The Ravens can talk all they want about the clean slate they earned with Sunday's 20-10 comeback victory over the Cleveland Browns, but they'll need more than an eraser to get past the late-season problems that made Week 17 so suspenseful.

They have to find a way to get the offense moving quicker. They've got to find a way to keep downfield receivers on the radar. They've got to stop making stupid mistakes at key times … like that offsides penalty in the third quarter that helped keep the Browns' touchdown drive alive.


Sunday's game started with a first offensive series that featured a false start on first down, a dropped pass and a bobbled snap, which -- as Joe Flacco pointed out after the game -- was only the top of a too-long list of mistakes that had the M&T Bank Stadium crowd booing at several points during the second and third quarters.

Flacco all but said that he couldn't blame the fans for their frustration, since the Ravens were plenty frustrated themselves. Those boos turned to deafening cheers when Flacco and Torrey Smith hooked up on two huge pass plays midway through the fourth quarter to put the Ravens on top for the first time in the game.

The stress level was understandable. Everybody in the stadium could see that the Kansas City Chiefs were gift-wrapping a playoff berth for somebody and the Ravens looked for three quarters like they would leave it under the tree.

(Nice, by the way, of the Chiefs to help the Ravens extend their season after the Kansas City Royals knocked the Orioles out of the American League Championship Series in October.)

Now, the hard work begins anew. The Ravens are going on the road to face a high-quality oppoment. If they play the way they did for the first 45 minutes Sunday, they're going to be so far in the rear-view mirror by the fourth quarter that nothing they do down the stretch is going to matter.

Maybe this is all there is. Maybe just getting to the playoffs is an achievement in itself after nearly a year of the Ray Rice scandal and one of the league's longest injured reserve lists. Certainly beats the alternative, which is what the Ravens and their fans were facing until the offense woke up and scored those 17 fourth-quarter points.

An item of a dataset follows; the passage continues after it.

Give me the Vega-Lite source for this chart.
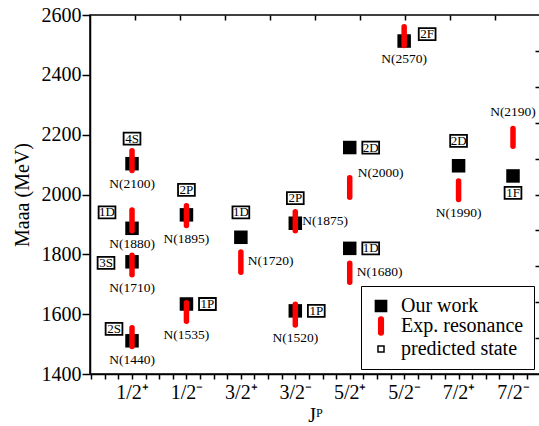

Nobody at the Under Armour Performance Center wants to think that way. John Harbaugh and the coaching staff will be working 20-hour days to figure out a way to shore up the decimated secondary and strengthen a battered offensive line.

Fans can take some solace in the return of All-Pro defensive tackle Haloti Ngata, whose four-game Adderall suspension is now complete. He'll be back just in time to replace Timmy Jernigan, who became the latest Ravens player to go down with a significant injury.

There's one thing that the Ravens definitely have going for them. In this era of NFL parity, nothing is ever guaranteed. There have been too many strange outcomes this season for any team to take any other team for granted.

So, when someone asked Harbaugh whether he thought the Ravens would be a "dangerous" team in the playoffs, he didn't hesitate.

"I think they can be very dangerous,'' Harbaugh said. "I think you all know the history. It's a zero-zero tournament right now. We've been down the road plenty of times in the playoffs as a group. We're as dangerous as anybody else in the league, so I'm excited to be coaching the Ravens in the playoffs, I can tell you that."